Contact: IR@eastppipes.com
Disclaimer:
This communication has been prepared by East Pipes Integrated Company for Industry (“East Pipes”) and reflects the management’s current expectations or strategy concerning future events that are subject to known and unknown risks and uncertainties. Some of the statements in this communication constitute "forward-looking statements” that do not directly or exclusively relate to historical facts. These forward-looking statements reflect East Pipes’ current intentions, plan, expectations, assumptions, and beliefs about future events and are subject to risks, uncertainties and other factors, many of which are outside East Pipes’ control.

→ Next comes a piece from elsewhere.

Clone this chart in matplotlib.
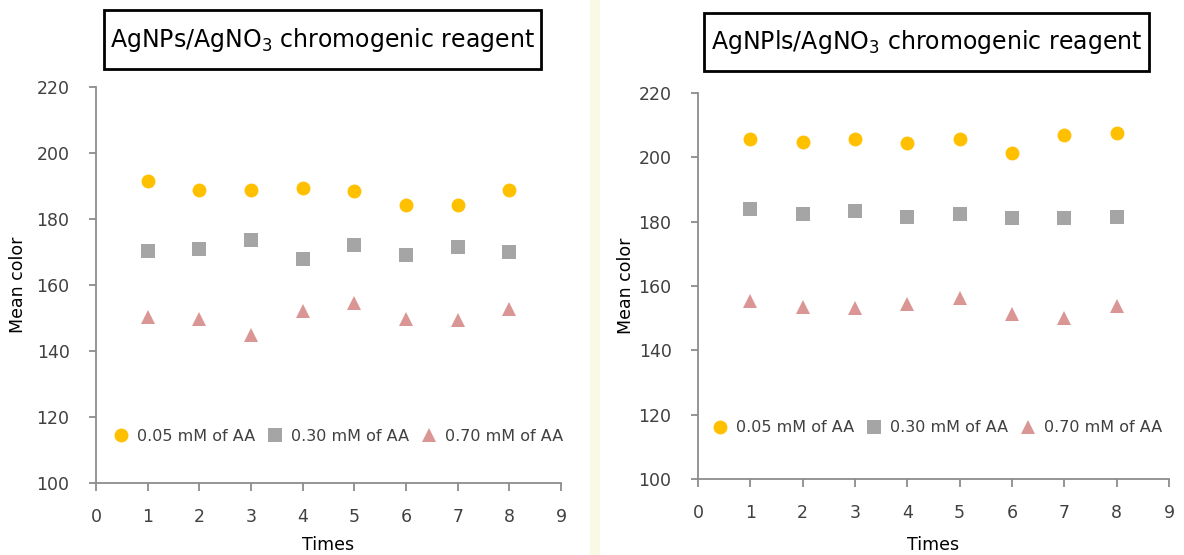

Important factors that could cause actual results to differ materially from the expectations expressed or implied in the forward-looking statements include known and unknown risks. East Pipes undertakes no obligation to revise any such forward-looking statements to reflect any changes to its expectations or any change in circumstances, events, strategy or plans. Because actual results could differ materially from East Pipes’ current intentions, plans, expectations, assumptions and beliefs about the future, you are urged to view all forward-looking statements contained in this presentation with due care and caution and seek independent advice when evaluating investment decisions concerning East Pipes.